The Russian missile that struck Wednesday in eastern Ukraine turned an outdoor market into a fiery, blackened ruin where weeping civilians looked for loved ones among the mangled, burned bodies scattered across the ground.
The blast in the town of Kostiantynivka killed 17 people and wounded at least 32 in one of Russia’s deadliest strikes in months, Ukrainian officials said.
“There was no military target here. This is a peaceful neighborhood in the city center,” Stefan Slovak, who lives in Kostiantynivka, said in a trembling voice.
Behind him were the remnants of the market, where charred bodies could be seen in the street, their clothes still burning, near cars engulfed in flames. Behind a market stall holding fresh parsley, rescuers found a women in civilian clothes with her head covered in blood.
Images taken by Associated Press reporters showed emergency workers extinguishing fires and tending to the wounded amid the wreckage that included blackened cars.
Ukrainian President Volodymyr Zelenskyy said the strike was deliberate. He has visited the town many times on trips to the front line.
“Those who know this place are well aware that it is a civilian area. There aren’t any military units nearby,” Zelenskyy said during a news conference in Kyiv with visiting Danish Prime Minister Mette Frederiksen.
He said the strike reflects the situation on the battlefield.
“Whenever there are any positive advances by Ukrainian defense forces in that direction, Russians always target civilian people and civilian objects,” he said.

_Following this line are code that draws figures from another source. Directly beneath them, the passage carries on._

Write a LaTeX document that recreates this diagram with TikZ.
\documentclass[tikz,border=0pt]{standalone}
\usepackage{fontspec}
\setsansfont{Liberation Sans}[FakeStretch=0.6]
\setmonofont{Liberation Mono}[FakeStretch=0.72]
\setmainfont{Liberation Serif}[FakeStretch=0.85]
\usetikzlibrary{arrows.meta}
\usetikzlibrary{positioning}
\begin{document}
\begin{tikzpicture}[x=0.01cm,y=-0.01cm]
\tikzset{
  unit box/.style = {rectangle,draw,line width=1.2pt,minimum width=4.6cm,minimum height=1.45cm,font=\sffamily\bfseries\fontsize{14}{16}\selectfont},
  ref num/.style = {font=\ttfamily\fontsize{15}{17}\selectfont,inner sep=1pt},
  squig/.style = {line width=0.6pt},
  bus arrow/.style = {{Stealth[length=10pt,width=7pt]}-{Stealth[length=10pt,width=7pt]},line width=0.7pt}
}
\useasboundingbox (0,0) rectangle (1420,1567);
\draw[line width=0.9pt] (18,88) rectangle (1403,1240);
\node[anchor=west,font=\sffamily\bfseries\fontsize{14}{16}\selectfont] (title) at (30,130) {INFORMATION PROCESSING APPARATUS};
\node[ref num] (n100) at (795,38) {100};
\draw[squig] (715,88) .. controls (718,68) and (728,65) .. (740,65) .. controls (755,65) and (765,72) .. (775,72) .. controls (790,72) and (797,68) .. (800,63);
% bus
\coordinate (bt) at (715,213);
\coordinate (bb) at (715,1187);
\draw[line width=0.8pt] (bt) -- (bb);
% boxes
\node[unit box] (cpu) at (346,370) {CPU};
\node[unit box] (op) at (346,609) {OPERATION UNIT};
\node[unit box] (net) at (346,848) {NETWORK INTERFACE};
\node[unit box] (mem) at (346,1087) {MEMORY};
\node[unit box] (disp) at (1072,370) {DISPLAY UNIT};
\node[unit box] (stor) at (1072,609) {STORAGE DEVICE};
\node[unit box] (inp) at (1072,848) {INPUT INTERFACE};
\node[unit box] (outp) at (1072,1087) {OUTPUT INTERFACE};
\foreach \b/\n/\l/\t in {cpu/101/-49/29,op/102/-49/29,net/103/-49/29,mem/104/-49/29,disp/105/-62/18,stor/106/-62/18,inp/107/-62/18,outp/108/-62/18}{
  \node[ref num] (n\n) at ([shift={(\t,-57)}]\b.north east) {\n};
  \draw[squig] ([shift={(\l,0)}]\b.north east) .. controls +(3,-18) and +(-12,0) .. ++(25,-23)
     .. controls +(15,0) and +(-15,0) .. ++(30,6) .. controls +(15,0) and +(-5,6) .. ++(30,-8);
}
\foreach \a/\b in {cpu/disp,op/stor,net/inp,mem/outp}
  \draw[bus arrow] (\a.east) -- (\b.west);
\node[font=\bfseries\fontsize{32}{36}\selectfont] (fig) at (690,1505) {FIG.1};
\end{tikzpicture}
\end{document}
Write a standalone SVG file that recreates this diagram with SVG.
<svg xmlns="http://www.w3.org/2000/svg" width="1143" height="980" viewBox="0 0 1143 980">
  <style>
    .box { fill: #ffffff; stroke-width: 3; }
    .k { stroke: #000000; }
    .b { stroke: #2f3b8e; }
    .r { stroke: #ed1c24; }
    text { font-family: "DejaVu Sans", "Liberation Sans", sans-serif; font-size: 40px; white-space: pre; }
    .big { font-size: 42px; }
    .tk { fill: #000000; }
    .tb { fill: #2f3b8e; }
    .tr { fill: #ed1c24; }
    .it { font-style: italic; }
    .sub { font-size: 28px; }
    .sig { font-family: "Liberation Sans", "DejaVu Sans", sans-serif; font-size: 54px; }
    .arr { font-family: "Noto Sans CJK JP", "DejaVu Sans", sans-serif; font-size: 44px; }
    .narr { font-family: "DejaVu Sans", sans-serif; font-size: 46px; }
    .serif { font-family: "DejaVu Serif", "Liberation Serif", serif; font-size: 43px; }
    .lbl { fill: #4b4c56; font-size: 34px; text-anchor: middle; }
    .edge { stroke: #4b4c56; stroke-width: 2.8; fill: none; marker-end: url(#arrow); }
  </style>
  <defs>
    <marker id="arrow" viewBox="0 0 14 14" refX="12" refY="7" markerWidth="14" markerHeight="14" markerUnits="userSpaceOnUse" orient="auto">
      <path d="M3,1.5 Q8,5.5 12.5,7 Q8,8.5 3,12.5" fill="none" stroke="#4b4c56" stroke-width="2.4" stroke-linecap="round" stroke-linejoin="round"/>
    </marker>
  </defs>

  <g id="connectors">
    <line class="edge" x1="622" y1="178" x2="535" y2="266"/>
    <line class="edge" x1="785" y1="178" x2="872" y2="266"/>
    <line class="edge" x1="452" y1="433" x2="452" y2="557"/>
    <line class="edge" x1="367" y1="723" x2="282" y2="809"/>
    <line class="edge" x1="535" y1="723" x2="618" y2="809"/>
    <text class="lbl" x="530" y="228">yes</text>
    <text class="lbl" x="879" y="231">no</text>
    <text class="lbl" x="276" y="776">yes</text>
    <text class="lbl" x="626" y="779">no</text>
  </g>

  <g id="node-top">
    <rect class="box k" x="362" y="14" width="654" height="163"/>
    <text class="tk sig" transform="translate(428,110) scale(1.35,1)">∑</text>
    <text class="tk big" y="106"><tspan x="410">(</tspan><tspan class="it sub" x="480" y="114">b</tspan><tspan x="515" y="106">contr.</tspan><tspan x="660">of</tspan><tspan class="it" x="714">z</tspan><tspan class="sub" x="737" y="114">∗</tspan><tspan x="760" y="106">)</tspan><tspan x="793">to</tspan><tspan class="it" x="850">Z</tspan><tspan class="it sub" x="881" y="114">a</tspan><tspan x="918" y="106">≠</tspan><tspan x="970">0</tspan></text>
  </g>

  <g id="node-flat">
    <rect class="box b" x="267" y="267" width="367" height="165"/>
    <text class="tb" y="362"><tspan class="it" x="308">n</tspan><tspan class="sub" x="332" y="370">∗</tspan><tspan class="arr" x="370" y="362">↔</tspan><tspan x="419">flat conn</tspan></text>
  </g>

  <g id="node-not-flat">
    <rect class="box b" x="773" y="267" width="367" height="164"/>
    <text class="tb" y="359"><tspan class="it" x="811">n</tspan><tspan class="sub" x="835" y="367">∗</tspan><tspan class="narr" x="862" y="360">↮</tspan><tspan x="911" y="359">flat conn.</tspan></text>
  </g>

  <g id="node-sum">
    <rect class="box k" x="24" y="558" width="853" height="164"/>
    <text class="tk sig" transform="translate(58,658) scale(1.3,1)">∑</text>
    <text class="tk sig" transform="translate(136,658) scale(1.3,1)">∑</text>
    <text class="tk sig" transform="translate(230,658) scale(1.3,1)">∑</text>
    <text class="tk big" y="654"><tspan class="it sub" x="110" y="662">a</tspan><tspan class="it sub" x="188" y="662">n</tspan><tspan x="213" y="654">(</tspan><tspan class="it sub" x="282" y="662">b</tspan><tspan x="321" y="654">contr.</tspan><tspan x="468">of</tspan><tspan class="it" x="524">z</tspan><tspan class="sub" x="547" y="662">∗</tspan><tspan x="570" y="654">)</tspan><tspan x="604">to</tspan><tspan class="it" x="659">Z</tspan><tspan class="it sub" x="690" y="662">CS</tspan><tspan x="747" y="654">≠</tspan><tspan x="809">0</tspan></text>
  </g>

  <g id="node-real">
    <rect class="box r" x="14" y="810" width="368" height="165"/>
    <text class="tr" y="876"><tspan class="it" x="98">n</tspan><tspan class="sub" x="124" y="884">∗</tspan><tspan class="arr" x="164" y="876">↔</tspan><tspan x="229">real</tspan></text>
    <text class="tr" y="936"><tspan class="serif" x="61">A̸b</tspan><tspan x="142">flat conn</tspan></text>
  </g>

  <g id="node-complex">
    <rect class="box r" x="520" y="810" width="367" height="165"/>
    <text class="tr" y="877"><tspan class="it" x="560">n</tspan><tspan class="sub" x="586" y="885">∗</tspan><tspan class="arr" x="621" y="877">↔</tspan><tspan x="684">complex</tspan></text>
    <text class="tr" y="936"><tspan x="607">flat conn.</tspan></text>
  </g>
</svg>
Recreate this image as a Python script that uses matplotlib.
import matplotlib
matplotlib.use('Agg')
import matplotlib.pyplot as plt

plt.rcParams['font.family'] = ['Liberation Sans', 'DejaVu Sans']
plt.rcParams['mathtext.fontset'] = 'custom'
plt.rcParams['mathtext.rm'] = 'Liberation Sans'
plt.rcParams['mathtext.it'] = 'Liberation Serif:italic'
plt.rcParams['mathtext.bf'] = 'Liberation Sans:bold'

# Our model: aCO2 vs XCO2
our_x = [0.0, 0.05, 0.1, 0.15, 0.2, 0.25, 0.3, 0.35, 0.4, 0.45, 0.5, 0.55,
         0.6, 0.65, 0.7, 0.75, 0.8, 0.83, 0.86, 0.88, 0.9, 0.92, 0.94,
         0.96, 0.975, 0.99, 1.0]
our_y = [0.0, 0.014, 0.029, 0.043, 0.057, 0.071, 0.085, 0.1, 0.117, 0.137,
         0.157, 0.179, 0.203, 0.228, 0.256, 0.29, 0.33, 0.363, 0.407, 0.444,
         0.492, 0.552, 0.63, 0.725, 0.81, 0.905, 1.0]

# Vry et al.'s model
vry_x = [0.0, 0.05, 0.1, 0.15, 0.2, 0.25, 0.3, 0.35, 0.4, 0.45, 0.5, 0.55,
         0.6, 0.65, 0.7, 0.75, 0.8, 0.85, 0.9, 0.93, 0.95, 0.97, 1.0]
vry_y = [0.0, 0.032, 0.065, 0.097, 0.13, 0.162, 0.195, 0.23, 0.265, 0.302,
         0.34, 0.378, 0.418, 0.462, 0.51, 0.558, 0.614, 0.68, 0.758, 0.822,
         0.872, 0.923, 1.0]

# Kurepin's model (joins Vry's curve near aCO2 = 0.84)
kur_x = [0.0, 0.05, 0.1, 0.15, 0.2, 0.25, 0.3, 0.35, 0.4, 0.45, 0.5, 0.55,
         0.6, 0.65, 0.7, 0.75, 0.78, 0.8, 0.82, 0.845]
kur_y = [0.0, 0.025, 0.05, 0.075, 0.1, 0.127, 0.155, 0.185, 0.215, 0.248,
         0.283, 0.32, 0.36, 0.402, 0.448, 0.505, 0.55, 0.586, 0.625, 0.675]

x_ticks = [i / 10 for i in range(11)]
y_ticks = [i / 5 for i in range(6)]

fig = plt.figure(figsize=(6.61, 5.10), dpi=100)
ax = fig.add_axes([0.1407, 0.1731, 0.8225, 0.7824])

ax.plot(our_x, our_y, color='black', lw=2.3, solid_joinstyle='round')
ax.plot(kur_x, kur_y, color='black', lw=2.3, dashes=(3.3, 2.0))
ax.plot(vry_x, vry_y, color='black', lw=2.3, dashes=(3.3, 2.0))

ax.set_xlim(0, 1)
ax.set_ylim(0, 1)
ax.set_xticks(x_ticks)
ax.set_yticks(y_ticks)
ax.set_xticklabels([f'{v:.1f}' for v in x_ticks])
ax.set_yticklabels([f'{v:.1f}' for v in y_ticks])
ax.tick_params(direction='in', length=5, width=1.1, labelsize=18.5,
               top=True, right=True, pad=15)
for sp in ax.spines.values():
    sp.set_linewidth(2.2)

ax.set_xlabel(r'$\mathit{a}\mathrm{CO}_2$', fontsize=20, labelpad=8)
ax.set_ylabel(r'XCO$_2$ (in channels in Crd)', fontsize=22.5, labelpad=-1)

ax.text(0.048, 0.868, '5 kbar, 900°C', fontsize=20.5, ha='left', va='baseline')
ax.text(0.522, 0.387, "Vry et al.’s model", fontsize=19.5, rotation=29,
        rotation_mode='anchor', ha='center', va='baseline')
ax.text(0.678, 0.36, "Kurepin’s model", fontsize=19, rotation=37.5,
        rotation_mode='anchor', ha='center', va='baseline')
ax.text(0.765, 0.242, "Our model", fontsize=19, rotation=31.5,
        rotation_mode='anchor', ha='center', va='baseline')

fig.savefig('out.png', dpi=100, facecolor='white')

Ukraine’s minister of internal affairs, Ihor Klymenko reported that emergency workers extinguished the flames that burned an area of 300 square meters (3,200 square feet). Eight market installations and some cars were destroyed.
About 30 pavilions were damaged, along with 20 shops, an administrative building, an apartment building and some power lines, according to Ukraine’s general prosecutor’s office.
The attack came as U.S. Secretary of State Antony Blinken arrived in Kyiv, where he was expected to announce more than $1 billion in new American funding for Ukraine in the 18-month-old war.